Dabei war und ist der steuerpolitische Flickenteppich durchaus politisch gewollt. Teils, um den wirtschaftlich schwächeren neuen EU-Mitgliedern vor allem in Mittel- und Osteuropa einen Ausgleich zu bieten, teils, um in der globalen Konkurrenz mit Nordamerika und Südostasien sowie den dortigen Steuer- und Finanzoasen bestehen zu können.

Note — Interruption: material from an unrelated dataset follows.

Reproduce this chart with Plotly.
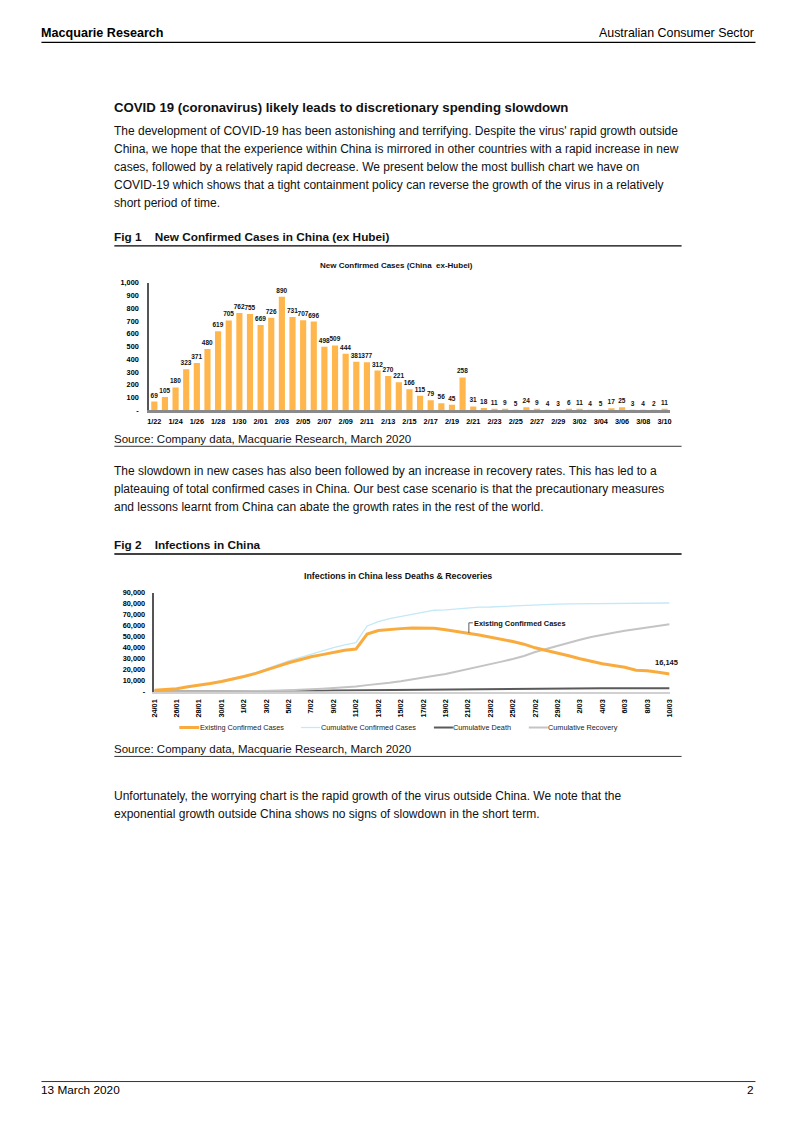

Mit der Staatsschuldenkrise scheint in den »alten« Industriestaaten jedoch ein Umdenken eingesetzt zu haben. Bundesfinanzminister Wolfgang Schäuble warnte zusammen mit dem britischen Schatzkanzler George Osborne vor einer Aushöhlung der Unternehmensteuern und klagte in einem Schreiben an seinen Amtskollegen in Washington, Timothy Geithner, über einen »inakzeptablen Zustand«. Die Europäische Kommission hat im Dezember einen Aktionsplan vorgelegt, und im Februar auf dem nächsten Treffen der Finanzminister der G20-Staaten in Russland könnte das Thema oben auf die Tagesordnung stehen. Federführend ist die Organisation für wirtschaftliche Zusammenarbeit (OECD). Eine Arbeitsgruppe soll bis zum Frühjahr Vorschläge entwickeln, wie der Gewinnverlagerung multinationaler Unternehmen begegnet werden kann.